*Objective*.
Reproduce exactly the section that begins at the line containing "Output the Python" and ends at the line containing "W, H = 952, 452", both lines included; omit all other lines.

*Input records*.
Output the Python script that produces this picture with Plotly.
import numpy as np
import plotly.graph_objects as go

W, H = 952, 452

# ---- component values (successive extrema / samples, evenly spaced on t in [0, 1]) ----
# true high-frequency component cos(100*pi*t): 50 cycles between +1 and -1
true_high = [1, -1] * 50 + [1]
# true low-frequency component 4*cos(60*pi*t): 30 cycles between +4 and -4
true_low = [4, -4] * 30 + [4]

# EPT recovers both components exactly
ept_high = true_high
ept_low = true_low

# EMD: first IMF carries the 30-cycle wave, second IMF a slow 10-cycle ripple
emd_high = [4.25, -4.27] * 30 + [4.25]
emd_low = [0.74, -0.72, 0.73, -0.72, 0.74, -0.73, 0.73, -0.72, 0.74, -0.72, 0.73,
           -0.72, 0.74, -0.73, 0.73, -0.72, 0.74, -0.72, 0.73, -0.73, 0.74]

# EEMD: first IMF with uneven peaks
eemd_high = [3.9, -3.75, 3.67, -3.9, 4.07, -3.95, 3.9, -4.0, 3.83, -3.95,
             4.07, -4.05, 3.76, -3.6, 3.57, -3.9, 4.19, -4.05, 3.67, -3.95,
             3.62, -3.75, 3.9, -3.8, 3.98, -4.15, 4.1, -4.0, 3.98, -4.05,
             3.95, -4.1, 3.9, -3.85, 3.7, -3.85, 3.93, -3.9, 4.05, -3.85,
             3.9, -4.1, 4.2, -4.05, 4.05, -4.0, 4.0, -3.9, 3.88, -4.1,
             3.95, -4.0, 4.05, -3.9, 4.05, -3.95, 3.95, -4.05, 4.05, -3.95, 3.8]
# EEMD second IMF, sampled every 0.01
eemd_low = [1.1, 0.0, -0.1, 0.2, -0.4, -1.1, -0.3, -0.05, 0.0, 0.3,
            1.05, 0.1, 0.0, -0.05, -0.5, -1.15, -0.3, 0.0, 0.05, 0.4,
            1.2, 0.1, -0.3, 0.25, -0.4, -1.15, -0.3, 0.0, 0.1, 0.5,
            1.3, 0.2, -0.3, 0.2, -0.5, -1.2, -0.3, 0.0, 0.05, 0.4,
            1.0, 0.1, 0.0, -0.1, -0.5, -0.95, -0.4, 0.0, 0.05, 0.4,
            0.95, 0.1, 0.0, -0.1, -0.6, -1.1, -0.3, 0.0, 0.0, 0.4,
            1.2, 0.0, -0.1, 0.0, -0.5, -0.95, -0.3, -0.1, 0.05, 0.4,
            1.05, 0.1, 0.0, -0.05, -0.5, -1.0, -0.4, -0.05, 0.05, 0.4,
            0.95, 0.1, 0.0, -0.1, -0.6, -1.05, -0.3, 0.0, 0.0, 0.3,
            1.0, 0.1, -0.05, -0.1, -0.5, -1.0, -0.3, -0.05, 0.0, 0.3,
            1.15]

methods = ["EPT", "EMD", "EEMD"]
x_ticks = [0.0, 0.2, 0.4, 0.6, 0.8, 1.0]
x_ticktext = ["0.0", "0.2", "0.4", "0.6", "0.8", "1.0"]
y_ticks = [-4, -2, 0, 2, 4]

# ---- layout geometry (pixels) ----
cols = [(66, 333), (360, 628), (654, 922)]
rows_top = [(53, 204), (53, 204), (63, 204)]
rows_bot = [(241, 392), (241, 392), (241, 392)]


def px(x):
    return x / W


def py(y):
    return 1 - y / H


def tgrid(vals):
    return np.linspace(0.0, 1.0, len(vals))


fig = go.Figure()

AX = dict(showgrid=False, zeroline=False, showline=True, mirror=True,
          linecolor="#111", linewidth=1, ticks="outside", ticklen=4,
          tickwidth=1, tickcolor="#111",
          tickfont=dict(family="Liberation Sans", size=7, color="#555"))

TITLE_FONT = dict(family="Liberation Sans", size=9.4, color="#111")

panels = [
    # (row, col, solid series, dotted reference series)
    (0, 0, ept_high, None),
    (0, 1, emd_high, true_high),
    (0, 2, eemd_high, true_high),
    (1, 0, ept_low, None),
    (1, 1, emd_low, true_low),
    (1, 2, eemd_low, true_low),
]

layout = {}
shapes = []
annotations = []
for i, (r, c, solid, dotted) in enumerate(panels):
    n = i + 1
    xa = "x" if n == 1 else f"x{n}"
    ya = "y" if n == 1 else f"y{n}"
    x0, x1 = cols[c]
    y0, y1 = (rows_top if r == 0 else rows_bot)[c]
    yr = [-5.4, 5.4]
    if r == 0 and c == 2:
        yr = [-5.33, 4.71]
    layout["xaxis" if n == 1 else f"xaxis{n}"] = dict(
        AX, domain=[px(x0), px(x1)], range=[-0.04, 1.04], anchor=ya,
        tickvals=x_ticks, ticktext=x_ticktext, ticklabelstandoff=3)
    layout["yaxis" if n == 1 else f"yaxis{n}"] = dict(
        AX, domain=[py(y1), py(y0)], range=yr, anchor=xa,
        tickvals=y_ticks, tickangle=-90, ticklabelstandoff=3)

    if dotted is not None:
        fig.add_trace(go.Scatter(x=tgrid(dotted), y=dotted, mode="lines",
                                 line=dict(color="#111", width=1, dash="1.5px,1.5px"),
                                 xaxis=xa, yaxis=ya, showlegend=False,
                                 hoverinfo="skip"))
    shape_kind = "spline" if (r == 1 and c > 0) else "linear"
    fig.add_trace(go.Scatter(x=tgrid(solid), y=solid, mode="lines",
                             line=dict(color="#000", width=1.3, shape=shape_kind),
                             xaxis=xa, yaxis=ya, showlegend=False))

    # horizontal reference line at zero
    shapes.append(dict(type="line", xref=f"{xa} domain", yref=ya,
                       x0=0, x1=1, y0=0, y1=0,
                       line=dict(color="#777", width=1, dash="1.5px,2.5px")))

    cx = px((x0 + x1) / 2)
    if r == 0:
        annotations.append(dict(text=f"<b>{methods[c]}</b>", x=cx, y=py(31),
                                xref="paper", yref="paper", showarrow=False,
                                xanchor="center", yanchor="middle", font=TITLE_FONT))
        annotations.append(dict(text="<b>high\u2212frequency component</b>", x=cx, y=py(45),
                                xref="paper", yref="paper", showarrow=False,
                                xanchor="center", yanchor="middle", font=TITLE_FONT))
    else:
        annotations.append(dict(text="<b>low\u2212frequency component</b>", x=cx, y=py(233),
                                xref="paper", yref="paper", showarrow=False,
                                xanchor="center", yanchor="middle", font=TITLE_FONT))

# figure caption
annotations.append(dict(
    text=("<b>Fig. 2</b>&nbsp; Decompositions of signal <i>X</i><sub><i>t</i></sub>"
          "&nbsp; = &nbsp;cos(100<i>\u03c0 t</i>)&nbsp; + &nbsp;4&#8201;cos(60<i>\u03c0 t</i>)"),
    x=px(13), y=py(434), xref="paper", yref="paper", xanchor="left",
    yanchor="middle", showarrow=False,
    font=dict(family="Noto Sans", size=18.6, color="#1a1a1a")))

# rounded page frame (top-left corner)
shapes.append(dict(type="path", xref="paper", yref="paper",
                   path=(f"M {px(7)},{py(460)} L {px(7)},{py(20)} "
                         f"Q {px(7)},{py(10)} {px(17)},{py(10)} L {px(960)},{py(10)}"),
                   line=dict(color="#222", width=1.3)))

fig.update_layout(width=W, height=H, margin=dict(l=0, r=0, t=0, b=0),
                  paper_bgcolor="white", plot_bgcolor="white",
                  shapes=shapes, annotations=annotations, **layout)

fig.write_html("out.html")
--
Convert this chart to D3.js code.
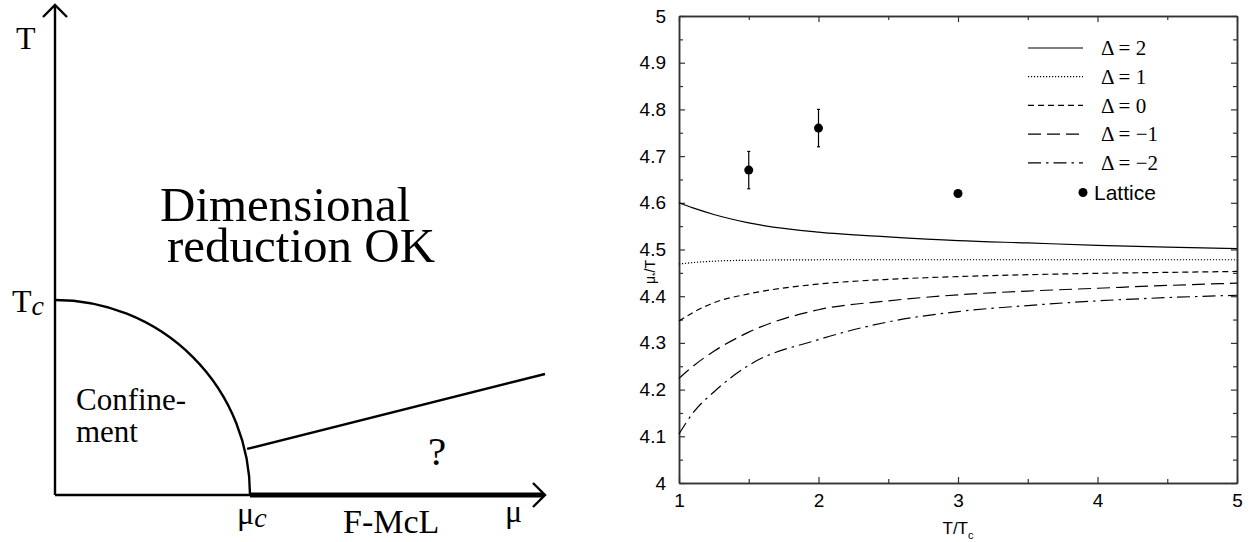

*Reply to the task*.
Output the Python script that produces this picture with Plotly.
import numpy as np
import plotly.graph_objects as go

W, H = 952, 452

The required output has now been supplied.